By definition, criminals (bad Guys) do not obey the laws. Each time that there is a mass shooting in this country, the immediate cry is to add more gun control laws. The only ones who are influenced by these laws are the law abiding citizens because the criminals ignore them. The countries that have disarmed their citizens have a much higher rate of home invasions because they know the residents are not armed. That is not true in this country and thus there are fewer home invasions. Mass shootings usually occur in areas such as schools and government buildings where the civilians are not allowed to have weapons. The bad guys know this and they becomes their targets.
The Kellogg Briand Pact was an international agreement outlawing war and was signed in 1928. The stupendous losses of human life during World War One was the major driving force for that naïve pact. It is obvious how successful that has been. It seems that the best way to prevent being dragged into a war is to be extremely powerful both militarily and mentally. The United States has been very powerful for most of the last century and the current one and yet we have been engaged in numerous conflicts. How can that be? When enemies believe that a country does not have the will to protect its interests, it is tempted to become aggressive.

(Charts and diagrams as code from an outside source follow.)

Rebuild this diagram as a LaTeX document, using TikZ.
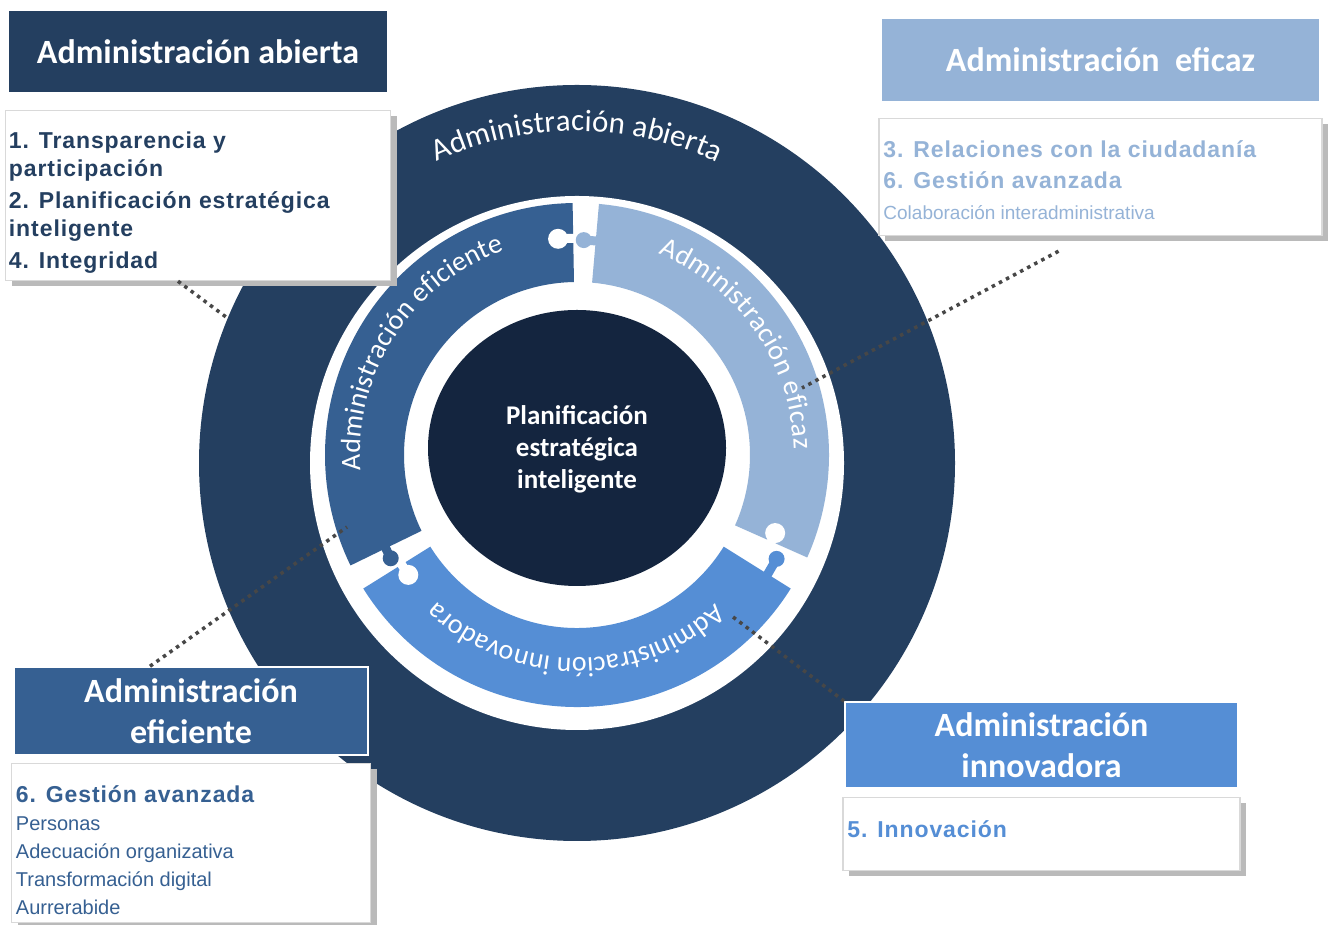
\documentclass[tikz,border=0pt]{standalone}
\usepackage{fontspec}
\setmainfont{Liberation Sans}
\newfontfamily\carlito{Carlito}
\newfontfamily\itemfont[LetterSpace=4]{Liberation Sans}
\newfontfamily\subfont{Liberation Sans}
\usetikzlibrary{decorations.text,positioning,shadows}
\definecolor{navy}{HTML}{243F60}
\definecolor{deepnavy}{HTML}{14253F}
\definecolor{efblue}{HTML}{366092}
\definecolor{eflight}{HTML}{95B3D7}
\definecolor{inblue}{HTML}{558ED5}

\begin{document}
\begin{tikzpicture}
[x=1pt, y=1pt,
title/.style={draw=white, line width=1.5pt, text=white, align=center, inner sep=0pt,
  font=\carlito\bfseries\fontsize{34}{41}\selectfont},
itembox/.style={draw=black!15, line width=1.5pt, fill=white,
  drop shadow={shadow xshift=6pt, shadow yshift=-6pt, fill=black!27, opacity=1}},
itemtext/.style={anchor=north west, inner sep=0pt, align=left,
  font=\itemfont\bfseries\fontsize{23}{28}\selectfont},
dotline/.style={draw=black!72, line width=3.5pt, dash pattern=on 3.5pt off 4.5pt},
ring/.style 2 args={decorate, decoration={text along path, text align={fit to path},
  text color=white, text={|\carlito\fontsize{#1}{#1}\selectfont|#2}}}]

\path[use as bounding box, fill=white] (0,0) rectangle (1335,925);

\fill[navy] (577,462) circle[radius=378];
\fill[white] (577,462) circle[radius=267];

\begin{scope}[shift={(577,470)}]
\fill[efblue] (91:252) arc[start angle=91, end angle=206, radius=252]
  -- (206:173) arc[start angle=206, end angle=91, radius=173] -- cycle;
\fill[eflight] (-24:252) arc[start angle=-24, end angle=85, radius=252]
  -- (85:173) arc[start angle=85, end angle=-24, radius=173] -- cycle;
\fill[inblue] (212:252) arc[start angle=212, end angle=328, radius=252]
  -- (328:173) arc[start angle=328, end angle=212, radius=173] -- cycle;
\fill[white] (95:217) circle[radius=10];
\draw[white, line width=9pt] (95:217) -- (89:217);
\fill[eflight] (88.2:215) circle[radius=8];
\draw[eflight, line width=9pt] (88.2:215) -- (84:215);
\fill[white] (-21.5:213) circle[radius=10];
\draw[white, line width=9pt] (-21.5:213) -- (-27:213);
\fill[inblue] (-27.5:225) circle[radius=8];
\draw[inblue, line width=9pt] (-27.5:225) -- (-33:225);
\fill[white] (215.4:207) circle[radius=10];
\draw[white, line width=9pt] (215.4:207) -- (210:207);
\fill[efblue] (209:213) circle[radius=8];
\draw[efblue, line width=9pt] (209:213) -- (204:213);
\path[ring={28}{Administración eficiente}] (184:217) arc[start angle=184, end angle=109.5, radius=217];
\path[ring={28}{Administración eficaz}] (68:217) arc[start angle=68, end angle=1.5, radius=217];
\path[ring={28}{Administración innovadora}] (-47:203) arc[start angle=-47, end angle=-133.5, radius=203];
\end{scope}

\path[ring={31}{Administración abierta}] ([shift={(115:332)}]577,462) arc[start angle=115, end angle=65, radius=332];

\fill[deepnavy] (577,477) ellipse[x radius=149, y radius=138];
\node[text=white, align=center, font=\carlito\bfseries\fontsize{27}{32}\selectfont] (core) at (577,476)
  {Planificación\\estratégica\\inteligente};

\node[title, fill=navy, minimum width=380pt, minimum height=83pt] (abiertatitle) at (198,873.5) {Administración abierta};
\node[title, fill=eflight, minimum width=439pt, minimum height=84pt] (eficaztitle) at (1100.5,865) {Administración\ \ eficaz};
\node[title, fill=efblue, minimum width=354pt, minimum height=88pt] (eficientetitle) at (191,214) {Administración\\eficiente};
\node[title, fill=inblue, minimum width=393pt, minimum height=86pt] (innovadoratitle) at (1041.5,180) {Administración\\innovadora};

\node[itembox, minimum width=385pt, minimum height=170pt, below=16pt of abiertatitle] (abiertabody) {};
\node[itembox, minimum width=443pt, minimum height=117pt, below=15pt of eficaztitle] (eficazbody) {};
\node[itembox, minimum width=359pt, minimum height=159pt, below=7pt of eficientetitle] (eficientebody) {};
\node[itembox, minimum width=397pt, minimum height=73pt, below=8pt of innovadoratitle] (innovadorabody) {};

\node[itemtext, text=navy] (abiertaitems) at ([xshift=4pt, yshift=-22pt]abiertabody.north west)
  {1. Transparencia y\\participación\\[4pt]2. Planificación estratégica\\inteligente\\[4pt]4. Integridad};
\node[itemtext, text=eflight, font=\itemfont\bfseries\fontsize{23}{31}\selectfont] (eficazitems) at ([xshift=5pt, yshift=-23pt]eficazbody.north west)
  {3. Relaciones con la ciudadanía\\6. Gestión avanzada\\{\subfont\mdseries\fontsize{19}{31}\selectfont Colaboración interadministrativa}};
\node[itemtext, text=efblue, font=\subfont\fontsize{20}{28}\selectfont] (eficienteitems) at ([xshift=5pt, yshift=-23pt]eficientebody.north west)
  {{\itemfont\bfseries\fontsize{23}{28}\selectfont 6. Gestión avanzada}\\Personas\\Adecuación organizativa\\Transformación digital\\Aurrerabide};
\node[itemtext, text=inblue] (innovadoraitems) at ([xshift=5pt, yshift=-24pt]innovadorabody.north west) {5. Innovación};

\coordinate (abiertaend) at (226,608);
\coordinate (eficazend) at (802,537);
\coordinate (eficienteend) at (347,398);
\coordinate (innovadoraend) at (733,308);
\draw[dotline] ([xshift=-20pt]abiertabody.south) -- (abiertaend);
\draw[dotline] ([xshift=-42pt, yshift=-15pt]eficazbody.south) -- (eficazend);
\draw[dotline] ([xshift=-41pt]eficientetitle.north) -- (eficienteend);
\draw[dotline] (innovadoratitle.north west) -- (innovadoraend);
\end{tikzpicture}
\end{document}
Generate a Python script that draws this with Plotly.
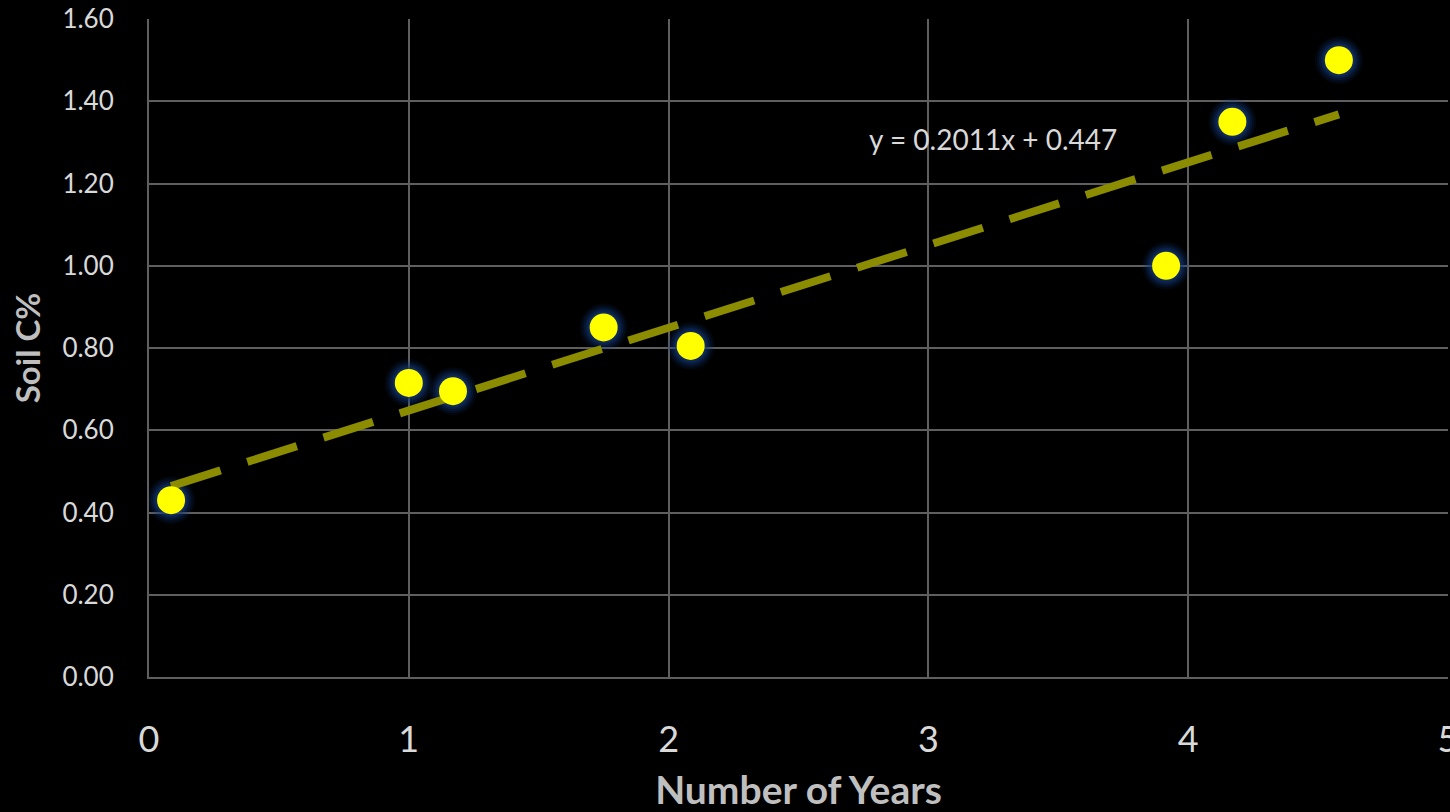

The Cuban Missile crisis is a good example. The Russians did not believe that President Kennedy would act when they placed nuclear weapons on Cuban soil. The “Bay of Pigs” fiasco sent that message when the United States did not support the Cuban rebels.
The Korean War is another example when our Secretary of State drew a defensive line in the pacific that did not include Korea. Iraq’s invasion of Kuwait is another example when Saddam Hussein did not believe that the United States would act. There are those who believe that our withdraw from Somalia after losing troops sent a message to the terrorists that we were weak. Osama Bin Laden saw that as a green light to attack on our home front.
The latest surge of violence in many of our cities is seen as a response to what occurred in Baltimore. The police were told to refrain from acting so that the rioters could vent. Now it seems that the bad guys are taking that as a cue to become more violent. The statistics seem to support that thesis. Having the might and power is essential, but one must also have the will to use it.